About Cohesion

Cohesion is a measure of the degree to which the elements of a module belong together.
Yourdon & Constantine in Structured Design, 1979

In essence, cohesion is a measure of ensuring that one element (one class) has a single responsibility. Measuring cohesion is tricky (as pretty much everything else in SE). The metrics tend to indicate the extent to which the elements are used together and therefore there is no guarantee that they should belong together.

One of the most popular metrics for measuring cohesion is "Lack of Cohesion of Method" commonly known as LCOM.

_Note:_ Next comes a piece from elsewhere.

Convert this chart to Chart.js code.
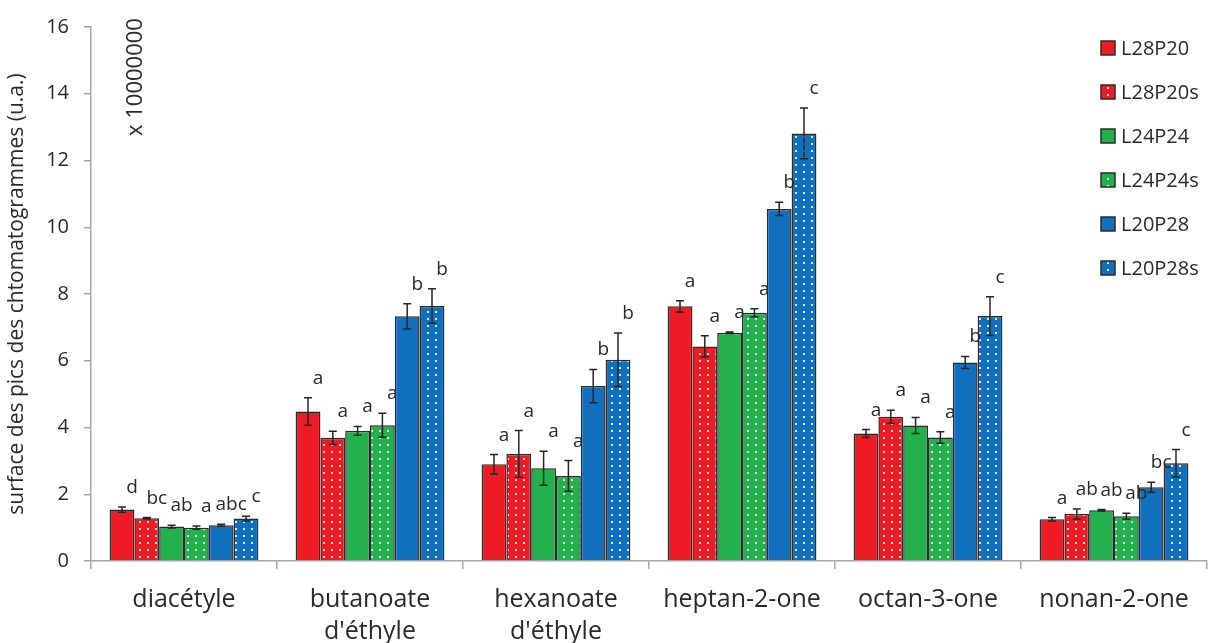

For each attribute in a given class, calculate the percentage of the methods in the class using that attributes. Next, compute the average of all those percentages, subtract the average from 100%
Tripathy & Naik in Software Evolution and Maintenance

Here are some code smells to watch out for

  1. Divergent change - violation of the single responsibility principle is likely to result in future changes being more difficult and harder to make with confidence.
  2. Data Clumps - several pieces of data are often used together over and over again. It is, therefore (often) a duplicate. Extract the common behaviour and shift the responsibility to a new class.
  3. Primitive Obsession - Using a built-in type to represent domain concepts (such as a string, int) to represent some concept important in the domain. This is very popular particularly with arrays e.g. Start and End date is placed in an array of length 2. Then methods are implemented to deal with that length.
  4. Feature Envy - The object is more concerned with another object's attributes of methods than its own. This is often associated with violation of "Tell don't ask" principle. If that is the case, there is pretty good chance that the behaviour probably belongs on the envied object.